— Start Data provided —

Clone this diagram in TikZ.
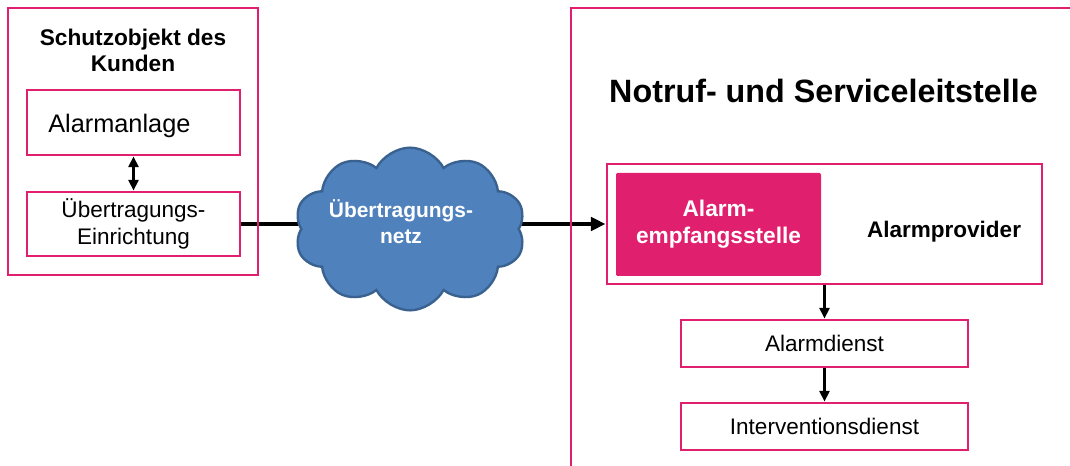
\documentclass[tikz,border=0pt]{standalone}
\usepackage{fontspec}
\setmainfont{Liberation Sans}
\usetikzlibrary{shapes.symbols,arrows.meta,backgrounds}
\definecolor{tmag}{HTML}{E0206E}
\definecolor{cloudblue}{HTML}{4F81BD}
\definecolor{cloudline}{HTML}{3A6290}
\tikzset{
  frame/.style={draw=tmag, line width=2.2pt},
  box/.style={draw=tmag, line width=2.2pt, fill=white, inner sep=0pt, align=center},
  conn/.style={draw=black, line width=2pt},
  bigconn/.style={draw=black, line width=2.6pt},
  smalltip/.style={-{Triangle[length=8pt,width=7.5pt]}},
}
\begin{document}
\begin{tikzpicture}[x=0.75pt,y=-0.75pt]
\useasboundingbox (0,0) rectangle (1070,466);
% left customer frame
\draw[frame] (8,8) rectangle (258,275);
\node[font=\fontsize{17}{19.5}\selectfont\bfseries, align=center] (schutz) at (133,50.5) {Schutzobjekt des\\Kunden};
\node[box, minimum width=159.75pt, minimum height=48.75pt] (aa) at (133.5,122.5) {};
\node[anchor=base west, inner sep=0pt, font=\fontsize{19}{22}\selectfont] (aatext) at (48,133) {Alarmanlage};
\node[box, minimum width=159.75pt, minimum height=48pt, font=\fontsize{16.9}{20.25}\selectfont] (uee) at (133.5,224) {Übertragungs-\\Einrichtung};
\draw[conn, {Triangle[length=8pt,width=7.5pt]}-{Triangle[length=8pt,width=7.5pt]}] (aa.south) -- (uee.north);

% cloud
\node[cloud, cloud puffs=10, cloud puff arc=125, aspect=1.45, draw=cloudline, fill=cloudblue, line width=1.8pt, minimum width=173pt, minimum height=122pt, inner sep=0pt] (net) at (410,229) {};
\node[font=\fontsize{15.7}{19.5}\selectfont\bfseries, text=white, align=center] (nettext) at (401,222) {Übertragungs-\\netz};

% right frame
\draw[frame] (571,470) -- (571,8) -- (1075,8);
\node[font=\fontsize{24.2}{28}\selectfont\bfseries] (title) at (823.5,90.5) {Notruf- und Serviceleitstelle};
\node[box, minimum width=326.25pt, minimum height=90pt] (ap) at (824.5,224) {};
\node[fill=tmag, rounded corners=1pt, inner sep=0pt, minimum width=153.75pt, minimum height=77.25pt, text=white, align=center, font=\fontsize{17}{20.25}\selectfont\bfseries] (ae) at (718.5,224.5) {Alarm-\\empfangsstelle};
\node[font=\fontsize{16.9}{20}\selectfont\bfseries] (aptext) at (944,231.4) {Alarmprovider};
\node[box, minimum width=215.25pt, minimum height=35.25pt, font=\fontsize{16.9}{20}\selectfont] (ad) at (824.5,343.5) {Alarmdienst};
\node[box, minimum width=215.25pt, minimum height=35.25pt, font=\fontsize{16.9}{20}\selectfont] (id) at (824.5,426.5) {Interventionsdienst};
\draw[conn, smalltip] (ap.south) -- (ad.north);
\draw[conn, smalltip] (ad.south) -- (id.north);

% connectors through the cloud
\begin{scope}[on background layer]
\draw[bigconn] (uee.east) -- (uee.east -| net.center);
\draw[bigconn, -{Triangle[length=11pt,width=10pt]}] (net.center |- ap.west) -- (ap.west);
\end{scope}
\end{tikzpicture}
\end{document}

— End Data provided —

* [To do]: Print out the lines exactly, skipping any picture.

* [Solution to this task]:
Clone this diagram in TikZ.
\documentclass[tikz,border=0pt]{standalone}
\usepackage{fontspec}
\setmainfont{Liberation Sans}
\usetikzlibrary{shapes.symbols,arrows.meta,backgrounds}
\definecolor{tmag}{HTML}{E0206E}
\definecolor{cloudblue}{HTML}{4F81BD}
\definecolor{cloudline}{HTML}{3A6290}
\tikzset{
  frame/.style={draw=tmag, line width=2.2pt},
  box/.style={draw=tmag, line width=2.2pt, fill=white, inner sep=0pt, align=center},
  conn/.style={draw=black, line width=2pt},
  bigconn/.style={draw=black, line width=2.6pt},
  smalltip/.style={-{Triangle[length=8pt,width=7.5pt]}},
}
\begin{document}
\begin{tikzpicture}[x=0.75pt,y=-0.75pt]
\useasboundingbox (0,0) rectangle (1070,466);
% left customer frame
\draw[frame] (8,8) rectangle (258,275);
\node[font=\fontsize{17}{19.5}\selectfont\bfseries, align=center] (schutz) at (133,50.5) {Schutzobjekt des\\Kunden};
\node[box, minimum width=159.75pt, minimum height=48.75pt] (aa) at (133.5,122.5) {};
\node[anchor=base west, inner sep=0pt, font=\fontsize{19}{22}\selectfont] (aatext) at (48,133) {Alarmanlage};
\node[box, minimum width=159.75pt, minimum height=48pt, font=\fontsize{16.9}{20.25}\selectfont] (uee) at (133.5,224) {Übertragungs-\\Einrichtung};
\draw[conn, {Triangle[length=8pt,width=7.5pt]}-{Triangle[length=8pt,width=7.5pt]}] (aa.south) -- (uee.north);

% cloud
\node[cloud, cloud puffs=10, cloud puff arc=125, aspect=1.45, draw=cloudline, fill=cloudblue, line width=1.8pt, minimum width=173pt, minimum height=122pt, inner sep=0pt] (net) at (410,229) {};
\node[font=\fontsize{15.7}{19.5}\selectfont\bfseries, text=white, align=center] (nettext) at (401,222) {Übertragungs-\\netz};

% right frame
\draw[frame] (571,470) -- (571,8) -- (1075,8);
\node[font=\fontsize{24.2}{28}\selectfont\bfseries] (title) at (823.5,90.5) {Notruf- und Serviceleitstelle};
\node[box, minimum width=326.25pt, minimum height=90pt] (ap) at (824.5,224) {};
\node[fill=tmag, rounded corners=1pt, inner sep=0pt, minimum width=153.75pt, minimum height=77.25pt, text=white, align=center, font=\fontsize{17}{20.25}\selectfont\bfseries] (ae) at (718.5,224.5) {Alarm-\\empfangsstelle};
\node[font=\fontsize{16.9}{20}\selectfont\bfseries] (aptext) at (944,231.4) {Alarmprovider};
\node[box, minimum width=215.25pt, minimum height=35.25pt, font=\fontsize{16.9}{20}\selectfont] (ad) at (824.5,343.5) {Alarmdienst};
\node[box, minimum width=215.25pt, minimum height=35.25pt, font=\fontsize{16.9}{20}\selectfont] (id) at (824.5,426.5) {Interventionsdienst};
\draw[conn, smalltip] (ap.south) -- (ad.north);
\draw[conn, smalltip] (ad.south) -- (id.north);

% connectors through the cloud
\begin{scope}[on background layer]
\draw[bigconn] (uee.east) -- (uee.east -| net.center);
\draw[bigconn, -{Triangle[length=11pt,width=10pt]}] (net.center |- ap.west) -- (ap.west);
\end{scope}
\end{tikzpicture}
\end{document}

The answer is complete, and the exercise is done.